* _TASK_:
Set the listing down unchanged, minus every embedded image.

* _DATA SHOWN_:
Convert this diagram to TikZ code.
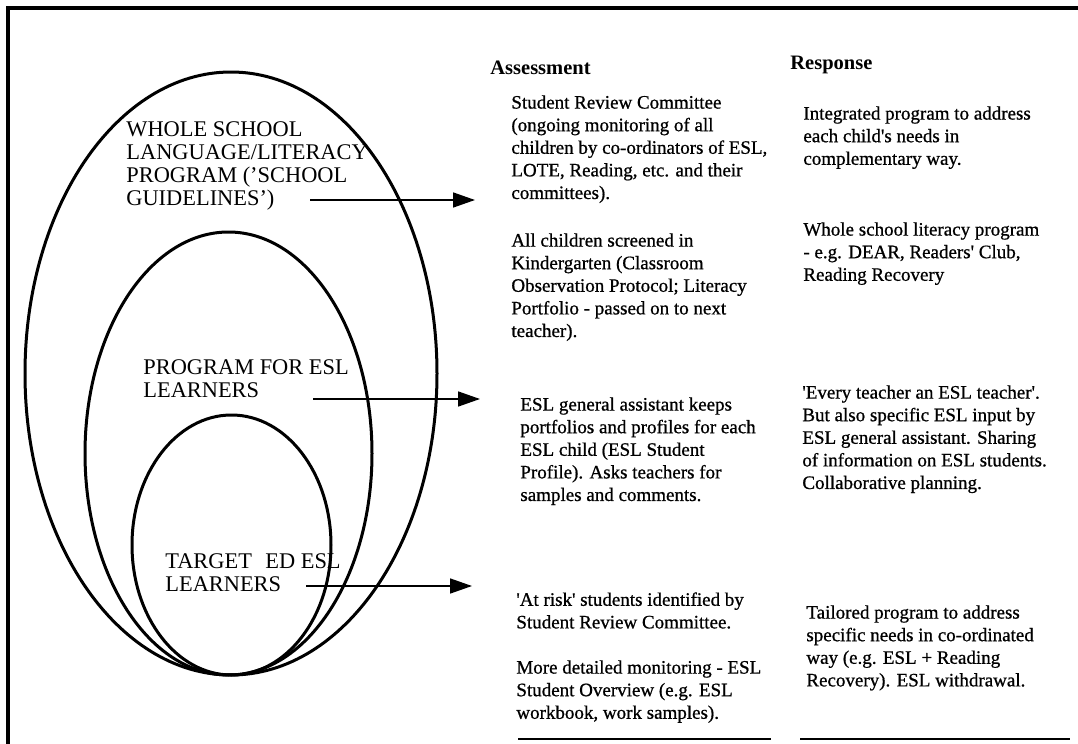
\documentclass[tikz,border=0pt]{standalone}
\usepackage{fontspec}
\setmainfont{Liberation Serif}
\newfontfamily\inkfont[FakeBold=0.8]{Liberation Serif}
\usetikzlibrary{arrows.meta}
\begin{document}
\begin{tikzpicture}[x=0.5pt,y=-0.5pt,
    ring/.style={line width=1.5pt},
    ringtext/.style={anchor=north west, inner sep=0pt, align=left, font=\fontsize{11.2}{11.5}\selectfont},
    cell/.style={anchor=north west, inner sep=0pt, align=left, font=\inkfont\fontsize{9.5}{11.3}\selectfont},
    colhead/.style={anchor=west, inner sep=0pt, font=\fontsize{10.25}{12}\selectfont\bfseries},
    pointer/.style={line width=0.8pt, -{Triangle[length=11pt,width=7.5pt]}}]
  \useasboundingbox (0,0) rectangle (1078,744);
  \draw[line width=1.9pt] (1078,8) -- (8,8) -- (8,744);

  \draw[ring] (231,373.5) ellipse [x radius=206, y radius=301.5];
  \draw[ring] (228.5,453.5) ellipse [x radius=143.5, y radius=221.5];
  \draw[ring] (231.5,545) ellipse [x radius=99.5, y radius=130];

  \node[ringtext] (whole) at (126,121) {WHOLE SCHOOL\\LANGUAGE/LITERACY\\PROGRAM ('SCHOOL\\GUIDELINES')};
  \node[ringtext] (eslprog) at (143,359) {PROGRAM FOR ESL\\LEARNERS};
  \node[ringtext] (target) at (165,553) {TARGET\hspace{0.6em}ED ESL\\LEARNERS};

  \node[colhead] (assess) at (490,68) {Assessment};
  \node[colhead] (resp) at (790,65) {Response};

  \node[cell] (a1) at (511,95) {Student Review Committee\\(ongoing monitoring of all\\children by co-ordinators of ESL,\\LOTE, Reading, etc. and their\\committees).};
  \node[cell] (a2) at (511,233) {All children screened in\\Kindergarten (Classroom\\Observation Protocol; Literacy\\Portfolio - passed on to next\\teacher).};
  \node[cell] (a3) at (520,397) {ESL general assistant keeps\\portfolios and profiles for each\\ESL child (ESL Student\\Profile). Asks teachers for\\samples and comments.};
  \node[cell] (a4) at (516,592) {'At risk' students identified by\\Student Review Committee.};
  \node[cell] (a5) at (516,660) {More detailed monitoring - ESL\\Student Overview (e.g. ESL\\workbook, work samples).};

  \node[cell] (r1) at (803,106) {Integrated program to address\\each child's needs in\\complementary way.};
  \node[cell] (r2) at (803,222) {Whole school literacy program\\- e.g. DEAR, Readers' Club,\\Reading Recovery};
  \node[cell] (r3) at (802,385) {'Every teacher an ESL teacher'.\\But also specific ESL input by\\ESL general assistant. Sharing\\of information on ESL students.\\Collaborative planning.};
  \node[cell] (r4) at (806,605) {Tailored program to address\\specific needs in co-ordinated\\way (e.g. ESL + Reading\\Recovery). ESL withdrawal.};

  \coordinate (w0) at (310,200);
  \coordinate (w1) at (475,200);
  \coordinate (e0) at (313,399);
  \coordinate (e1) at (480,399);
  \coordinate (t0) at (306,586);
  \coordinate (t1) at (472,586);
  \draw[pointer] (w0) -- (w1);
  \draw[pointer] (e0) -- (e1);
  \draw[pointer] (t0) -- (t1);

  \coordinate (ra0) at (518,739);
  \coordinate (ra1) at (771,739);
  \coordinate (rr0) at (800,739);
  \coordinate (rr1) at (1070,739);
  \draw[line width=1pt] (ra0) -- (ra1);
  \draw[line width=1pt] (rr0) -- (rr1);
\end{tikzpicture}
\end{document}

* _EXPECTED ANSWER_:
Convert this diagram to TikZ code.
\documentclass[tikz,border=0pt]{standalone}
\usepackage{fontspec}
\setmainfont{Liberation Serif}
\newfontfamily\inkfont[FakeBold=0.8]{Liberation Serif}
\usetikzlibrary{arrows.meta}
\begin{document}
\begin{tikzpicture}[x=0.5pt,y=-0.5pt,
    ring/.style={line width=1.5pt},
    ringtext/.style={anchor=north west, inner sep=0pt, align=left, font=\fontsize{11.2}{11.5}\selectfont},
    cell/.style={anchor=north west, inner sep=0pt, align=left, font=\inkfont\fontsize{9.5}{11.3}\selectfont},
    colhead/.style={anchor=west, inner sep=0pt, font=\fontsize{10.25}{12}\selectfont\bfseries},
    pointer/.style={line width=0.8pt, -{Triangle[length=11pt,width=7.5pt]}}]
  \useasboundingbox (0,0) rectangle (1078,744);
  \draw[line width=1.9pt] (1078,8) -- (8,8) -- (8,744);

  \draw[ring] (231,373.5) ellipse [x radius=206, y radius=301.5];
  \draw[ring] (228.5,453.5) ellipse [x radius=143.5, y radius=221.5];
  \draw[ring] (231.5,545) ellipse [x radius=99.5, y radius=130];

  \node[ringtext] (whole) at (126,121) {WHOLE SCHOOL\\LANGUAGE/LITERACY\\PROGRAM ('SCHOOL\\GUIDELINES')};
  \node[ringtext] (eslprog) at (143,359) {PROGRAM FOR ESL\\LEARNERS};
  \node[ringtext] (target) at (165,553) {TARGET\hspace{0.6em}ED ESL\\LEARNERS};

  \node[colhead] (assess) at (490,68) {Assessment};
  \node[colhead] (resp) at (790,65) {Response};

  \node[cell] (a1) at (511,95) {Student Review Committee\\(ongoing monitoring of all\\children by co-ordinators of ESL,\\LOTE, Reading, etc. and their\\committees).};
  \node[cell] (a2) at (511,233) {All children screened in\\Kindergarten (Classroom\\Observation Protocol; Literacy\\Portfolio - passed on to next\\teacher).};
  \node[cell] (a3) at (520,397) {ESL general assistant keeps\\portfolios and profiles for each\\ESL child (ESL Student\\Profile). Asks teachers for\\samples and comments.};
  \node[cell] (a4) at (516,592) {'At risk' students identified by\\Student Review Committee.};
  \node[cell] (a5) at (516,660) {More detailed monitoring - ESL\\Student Overview (e.g. ESL\\workbook, work samples).};

  \node[cell] (r1) at (803,106) {Integrated program to address\\each child's needs in\\complementary way.};
  \node[cell] (r2) at (803,222) {Whole school literacy program\\- e.g. DEAR, Readers' Club,\\Reading Recovery};
  \node[cell] (r3) at (802,385) {'Every teacher an ESL teacher'.\\But also specific ESL input by\\ESL general assistant. Sharing\\of information on ESL students.\\Collaborative planning.};
  \node[cell] (r4) at (806,605) {Tailored program to address\\specific needs in co-ordinated\\way (e.g. ESL + Reading\\Recovery). ESL withdrawal.};

  \coordinate (w0) at (310,200);
  \coordinate (w1) at (475,200);
  \coordinate (e0) at (313,399);
  \coordinate (e1) at (480,399);
  \coordinate (t0) at (306,586);
  \coordinate (t1) at (472,586);
  \draw[pointer] (w0) -- (w1);
  \draw[pointer] (e0) -- (e1);
  \draw[pointer] (t0) -- (t1);

  \coordinate (ra0) at (518,739);
  \coordinate (ra1) at (771,739);
  \coordinate (rr0) at (800,739);
  \coordinate (rr1) at (1070,739);
  \draw[line width=1pt] (ra0) -- (ra1);
  \draw[line width=1pt] (rr0) -- (rr1);
\end{tikzpicture}
\end{document}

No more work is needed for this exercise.